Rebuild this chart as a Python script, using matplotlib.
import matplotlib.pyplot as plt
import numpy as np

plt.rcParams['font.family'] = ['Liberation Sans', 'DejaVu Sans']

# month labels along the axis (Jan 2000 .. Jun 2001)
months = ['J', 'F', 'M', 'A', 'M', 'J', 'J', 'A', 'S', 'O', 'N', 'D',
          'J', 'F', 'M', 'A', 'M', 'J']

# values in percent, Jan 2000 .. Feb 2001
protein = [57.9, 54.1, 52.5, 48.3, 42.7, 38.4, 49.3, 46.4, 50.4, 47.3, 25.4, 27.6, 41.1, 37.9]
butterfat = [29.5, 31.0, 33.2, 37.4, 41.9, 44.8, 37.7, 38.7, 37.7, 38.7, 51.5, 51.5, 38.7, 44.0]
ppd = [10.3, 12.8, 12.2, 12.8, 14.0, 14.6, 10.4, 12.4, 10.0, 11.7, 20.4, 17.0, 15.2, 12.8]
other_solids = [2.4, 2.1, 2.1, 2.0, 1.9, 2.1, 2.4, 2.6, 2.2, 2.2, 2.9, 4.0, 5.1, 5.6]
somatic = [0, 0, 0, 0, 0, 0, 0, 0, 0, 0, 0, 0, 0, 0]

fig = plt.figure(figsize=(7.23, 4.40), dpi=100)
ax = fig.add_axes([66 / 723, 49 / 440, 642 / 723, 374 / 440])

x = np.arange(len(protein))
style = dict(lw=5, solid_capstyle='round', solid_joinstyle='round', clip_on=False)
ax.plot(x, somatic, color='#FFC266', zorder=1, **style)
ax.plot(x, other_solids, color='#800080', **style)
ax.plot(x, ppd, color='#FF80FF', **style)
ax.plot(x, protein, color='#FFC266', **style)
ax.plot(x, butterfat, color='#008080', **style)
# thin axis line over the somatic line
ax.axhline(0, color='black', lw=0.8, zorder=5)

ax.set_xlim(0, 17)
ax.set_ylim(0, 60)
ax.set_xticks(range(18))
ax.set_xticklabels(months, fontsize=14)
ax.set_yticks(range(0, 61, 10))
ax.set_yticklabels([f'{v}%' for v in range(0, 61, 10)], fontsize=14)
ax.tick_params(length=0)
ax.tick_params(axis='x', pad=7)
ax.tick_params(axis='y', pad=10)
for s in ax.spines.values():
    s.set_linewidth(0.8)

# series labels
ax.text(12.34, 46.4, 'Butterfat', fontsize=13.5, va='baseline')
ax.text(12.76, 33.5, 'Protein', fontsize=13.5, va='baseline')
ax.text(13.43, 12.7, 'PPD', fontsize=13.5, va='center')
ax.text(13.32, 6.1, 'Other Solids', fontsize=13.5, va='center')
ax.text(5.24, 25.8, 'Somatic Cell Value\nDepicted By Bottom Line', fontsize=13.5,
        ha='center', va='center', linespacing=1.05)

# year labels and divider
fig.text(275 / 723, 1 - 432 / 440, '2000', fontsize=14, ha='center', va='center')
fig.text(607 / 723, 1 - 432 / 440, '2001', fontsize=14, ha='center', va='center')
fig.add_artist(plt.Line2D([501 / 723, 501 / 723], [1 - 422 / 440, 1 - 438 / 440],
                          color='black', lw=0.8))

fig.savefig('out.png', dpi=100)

──────

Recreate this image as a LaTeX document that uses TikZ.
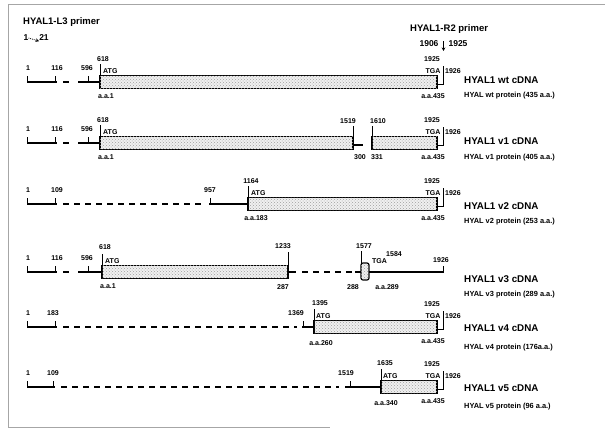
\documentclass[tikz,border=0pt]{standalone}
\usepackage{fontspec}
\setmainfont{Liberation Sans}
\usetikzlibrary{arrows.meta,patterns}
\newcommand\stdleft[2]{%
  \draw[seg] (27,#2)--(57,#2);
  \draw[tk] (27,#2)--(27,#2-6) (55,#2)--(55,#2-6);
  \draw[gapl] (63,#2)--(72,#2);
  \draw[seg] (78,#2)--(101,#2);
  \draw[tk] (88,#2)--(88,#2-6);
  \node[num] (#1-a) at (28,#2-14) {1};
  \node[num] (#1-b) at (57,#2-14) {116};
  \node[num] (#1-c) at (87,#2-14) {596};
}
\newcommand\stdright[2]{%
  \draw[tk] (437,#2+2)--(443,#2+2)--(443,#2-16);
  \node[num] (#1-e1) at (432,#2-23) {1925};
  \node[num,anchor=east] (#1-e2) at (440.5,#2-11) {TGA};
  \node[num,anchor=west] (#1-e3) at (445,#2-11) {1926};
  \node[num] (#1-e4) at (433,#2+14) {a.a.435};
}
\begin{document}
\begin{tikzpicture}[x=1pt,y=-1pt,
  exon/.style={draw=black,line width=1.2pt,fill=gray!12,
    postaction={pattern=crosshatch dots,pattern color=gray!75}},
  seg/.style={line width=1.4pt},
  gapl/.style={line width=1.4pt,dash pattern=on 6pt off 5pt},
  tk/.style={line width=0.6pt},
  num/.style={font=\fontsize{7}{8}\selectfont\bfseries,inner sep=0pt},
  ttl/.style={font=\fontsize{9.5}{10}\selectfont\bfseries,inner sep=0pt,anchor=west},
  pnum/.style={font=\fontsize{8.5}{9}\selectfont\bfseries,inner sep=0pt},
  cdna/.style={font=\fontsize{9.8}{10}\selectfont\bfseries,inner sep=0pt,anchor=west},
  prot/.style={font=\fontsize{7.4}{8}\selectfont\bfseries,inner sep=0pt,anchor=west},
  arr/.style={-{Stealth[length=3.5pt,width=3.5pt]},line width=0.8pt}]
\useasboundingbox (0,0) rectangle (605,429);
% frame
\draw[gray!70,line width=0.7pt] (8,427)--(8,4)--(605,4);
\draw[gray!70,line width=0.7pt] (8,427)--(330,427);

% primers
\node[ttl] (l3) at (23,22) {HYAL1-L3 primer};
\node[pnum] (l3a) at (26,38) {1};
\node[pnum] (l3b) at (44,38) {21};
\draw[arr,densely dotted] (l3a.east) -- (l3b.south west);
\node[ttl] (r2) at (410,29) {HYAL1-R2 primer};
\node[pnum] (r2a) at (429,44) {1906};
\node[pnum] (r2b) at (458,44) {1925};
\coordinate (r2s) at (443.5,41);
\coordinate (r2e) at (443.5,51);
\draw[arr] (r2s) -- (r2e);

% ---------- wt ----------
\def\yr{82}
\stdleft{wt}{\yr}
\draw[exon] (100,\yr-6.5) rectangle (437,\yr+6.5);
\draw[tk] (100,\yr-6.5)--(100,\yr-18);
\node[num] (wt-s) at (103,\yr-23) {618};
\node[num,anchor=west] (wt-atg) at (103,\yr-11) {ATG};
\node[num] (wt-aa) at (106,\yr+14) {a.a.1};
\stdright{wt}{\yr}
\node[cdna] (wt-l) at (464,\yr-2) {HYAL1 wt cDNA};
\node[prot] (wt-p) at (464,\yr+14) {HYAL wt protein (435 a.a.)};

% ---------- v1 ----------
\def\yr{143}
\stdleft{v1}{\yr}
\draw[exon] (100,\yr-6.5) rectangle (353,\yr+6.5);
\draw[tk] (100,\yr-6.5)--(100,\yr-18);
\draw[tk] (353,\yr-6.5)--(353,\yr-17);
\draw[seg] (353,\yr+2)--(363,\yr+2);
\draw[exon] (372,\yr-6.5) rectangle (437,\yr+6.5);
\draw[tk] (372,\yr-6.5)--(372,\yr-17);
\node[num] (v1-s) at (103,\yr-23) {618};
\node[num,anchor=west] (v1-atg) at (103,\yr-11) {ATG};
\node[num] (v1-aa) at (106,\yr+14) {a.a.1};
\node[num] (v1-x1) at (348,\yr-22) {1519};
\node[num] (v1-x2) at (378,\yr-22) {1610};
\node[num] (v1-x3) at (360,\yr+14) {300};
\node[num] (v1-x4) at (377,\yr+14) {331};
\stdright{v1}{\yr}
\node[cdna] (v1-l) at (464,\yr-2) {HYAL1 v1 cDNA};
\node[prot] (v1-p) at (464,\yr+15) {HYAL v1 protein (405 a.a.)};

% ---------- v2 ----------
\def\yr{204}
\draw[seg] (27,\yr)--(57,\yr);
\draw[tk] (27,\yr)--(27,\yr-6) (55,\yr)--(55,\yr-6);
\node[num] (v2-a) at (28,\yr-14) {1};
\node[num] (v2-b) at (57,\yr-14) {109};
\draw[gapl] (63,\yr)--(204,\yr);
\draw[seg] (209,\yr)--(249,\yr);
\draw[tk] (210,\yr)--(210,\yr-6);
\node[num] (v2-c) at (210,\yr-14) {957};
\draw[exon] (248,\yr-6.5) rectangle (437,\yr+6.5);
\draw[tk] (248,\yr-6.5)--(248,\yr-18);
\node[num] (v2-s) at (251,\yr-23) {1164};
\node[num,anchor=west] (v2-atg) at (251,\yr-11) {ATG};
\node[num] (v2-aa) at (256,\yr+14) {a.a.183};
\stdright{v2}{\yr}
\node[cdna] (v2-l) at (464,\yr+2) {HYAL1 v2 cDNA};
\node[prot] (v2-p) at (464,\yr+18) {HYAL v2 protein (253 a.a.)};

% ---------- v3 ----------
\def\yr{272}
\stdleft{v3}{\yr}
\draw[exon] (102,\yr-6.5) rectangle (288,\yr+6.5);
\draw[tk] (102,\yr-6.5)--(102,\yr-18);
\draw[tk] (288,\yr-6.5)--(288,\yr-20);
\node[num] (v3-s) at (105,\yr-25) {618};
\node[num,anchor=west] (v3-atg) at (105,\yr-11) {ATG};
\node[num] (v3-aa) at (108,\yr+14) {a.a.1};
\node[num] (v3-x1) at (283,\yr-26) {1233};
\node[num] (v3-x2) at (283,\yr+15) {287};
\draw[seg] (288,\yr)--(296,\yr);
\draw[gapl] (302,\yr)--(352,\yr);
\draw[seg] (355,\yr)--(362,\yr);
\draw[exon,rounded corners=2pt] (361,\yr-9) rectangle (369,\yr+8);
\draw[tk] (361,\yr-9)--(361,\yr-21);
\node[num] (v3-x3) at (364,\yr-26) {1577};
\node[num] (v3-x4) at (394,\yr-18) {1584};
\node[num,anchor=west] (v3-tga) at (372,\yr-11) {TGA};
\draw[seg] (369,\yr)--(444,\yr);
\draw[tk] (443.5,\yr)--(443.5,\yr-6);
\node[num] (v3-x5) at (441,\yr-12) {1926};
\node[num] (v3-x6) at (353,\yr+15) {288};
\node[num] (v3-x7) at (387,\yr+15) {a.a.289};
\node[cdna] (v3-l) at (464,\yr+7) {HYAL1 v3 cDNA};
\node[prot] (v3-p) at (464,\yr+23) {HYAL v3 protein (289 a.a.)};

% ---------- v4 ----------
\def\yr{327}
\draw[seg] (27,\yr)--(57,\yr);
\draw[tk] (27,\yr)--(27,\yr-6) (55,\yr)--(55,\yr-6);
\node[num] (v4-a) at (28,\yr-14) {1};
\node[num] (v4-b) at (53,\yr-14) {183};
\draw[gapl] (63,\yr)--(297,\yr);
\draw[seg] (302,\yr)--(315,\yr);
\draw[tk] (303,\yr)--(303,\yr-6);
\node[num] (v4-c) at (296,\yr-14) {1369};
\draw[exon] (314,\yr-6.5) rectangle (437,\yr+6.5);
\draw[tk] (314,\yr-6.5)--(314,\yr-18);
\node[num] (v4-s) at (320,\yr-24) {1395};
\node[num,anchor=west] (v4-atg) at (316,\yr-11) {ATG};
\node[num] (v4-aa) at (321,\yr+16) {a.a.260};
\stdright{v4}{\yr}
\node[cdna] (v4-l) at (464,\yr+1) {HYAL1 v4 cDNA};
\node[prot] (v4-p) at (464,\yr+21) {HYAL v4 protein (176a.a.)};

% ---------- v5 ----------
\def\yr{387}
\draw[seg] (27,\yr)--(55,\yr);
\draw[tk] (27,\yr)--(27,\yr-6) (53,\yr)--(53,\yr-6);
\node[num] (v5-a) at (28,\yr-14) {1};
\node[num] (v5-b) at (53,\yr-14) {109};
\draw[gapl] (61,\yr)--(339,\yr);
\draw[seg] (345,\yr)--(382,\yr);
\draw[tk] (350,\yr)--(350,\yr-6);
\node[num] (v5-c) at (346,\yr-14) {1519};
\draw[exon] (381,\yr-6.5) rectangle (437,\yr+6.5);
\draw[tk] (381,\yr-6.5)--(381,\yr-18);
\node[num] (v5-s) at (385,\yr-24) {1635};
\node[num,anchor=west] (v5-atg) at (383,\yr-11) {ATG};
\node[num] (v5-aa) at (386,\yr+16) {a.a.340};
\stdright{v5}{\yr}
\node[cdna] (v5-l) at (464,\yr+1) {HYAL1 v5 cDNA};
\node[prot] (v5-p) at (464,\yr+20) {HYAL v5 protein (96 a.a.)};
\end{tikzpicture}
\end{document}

──────

> Task instructions
Exactly and only the lines from the line with "Recreate this image" to the line with "(r2s) -- (r2e);", both ends included, should be echoed. Do not carry over the pictures.

> Final answer
Recreate this image as a LaTeX document that uses TikZ.
\documentclass[tikz,border=0pt]{standalone}
\usepackage{fontspec}
\setmainfont{Liberation Sans}
\usetikzlibrary{arrows.meta,patterns}
\newcommand\stdleft[2]{%
  \draw[seg] (27,#2)--(57,#2);
  \draw[tk] (27,#2)--(27,#2-6) (55,#2)--(55,#2-6);
  \draw[gapl] (63,#2)--(72,#2);
  \draw[seg] (78,#2)--(101,#2);
  \draw[tk] (88,#2)--(88,#2-6);
  \node[num] (#1-a) at (28,#2-14) {1};
  \node[num] (#1-b) at (57,#2-14) {116};
  \node[num] (#1-c) at (87,#2-14) {596};
}
\newcommand\stdright[2]{%
  \draw[tk] (437,#2+2)--(443,#2+2)--(443,#2-16);
  \node[num] (#1-e1) at (432,#2-23) {1925};
  \node[num,anchor=east] (#1-e2) at (440.5,#2-11) {TGA};
  \node[num,anchor=west] (#1-e3) at (445,#2-11) {1926};
  \node[num] (#1-e4) at (433,#2+14) {a.a.435};
}
\begin{document}
\begin{tikzpicture}[x=1pt,y=-1pt,
  exon/.style={draw=black,line width=1.2pt,fill=gray!12,
    postaction={pattern=crosshatch dots,pattern color=gray!75}},
  seg/.style={line width=1.4pt},
  gapl/.style={line width=1.4pt,dash pattern=on 6pt off 5pt},
  tk/.style={line width=0.6pt},
  num/.style={font=\fontsize{7}{8}\selectfont\bfseries,inner sep=0pt},
  ttl/.style={font=\fontsize{9.5}{10}\selectfont\bfseries,inner sep=0pt,anchor=west},
  pnum/.style={font=\fontsize{8.5}{9}\selectfont\bfseries,inner sep=0pt},
  cdna/.style={font=\fontsize{9.8}{10}\selectfont\bfseries,inner sep=0pt,anchor=west},
  prot/.style={font=\fontsize{7.4}{8}\selectfont\bfseries,inner sep=0pt,anchor=west},
  arr/.style={-{Stealth[length=3.5pt,width=3.5pt]},line width=0.8pt}]
\useasboundingbox (0,0) rectangle (605,429);
% frame
\draw[gray!70,line width=0.7pt] (8,427)--(8,4)--(605,4);
\draw[gray!70,line width=0.7pt] (8,427)--(330,427);

% primers
\node[ttl] (l3) at (23,22) {HYAL1-L3 primer};
\node[pnum] (l3a) at (26,38) {1};
\node[pnum] (l3b) at (44,38) {21};
\draw[arr,densely dotted] (l3a.east) -- (l3b.south west);
\node[ttl] (r2) at (410,29) {HYAL1-R2 primer};
\node[pnum] (r2a) at (429,44) {1906};
\node[pnum] (r2b) at (458,44) {1925};
\coordinate (r2s) at (443.5,41);
\coordinate (r2e) at (443.5,51);
\draw[arr] (r2s) -- (r2e);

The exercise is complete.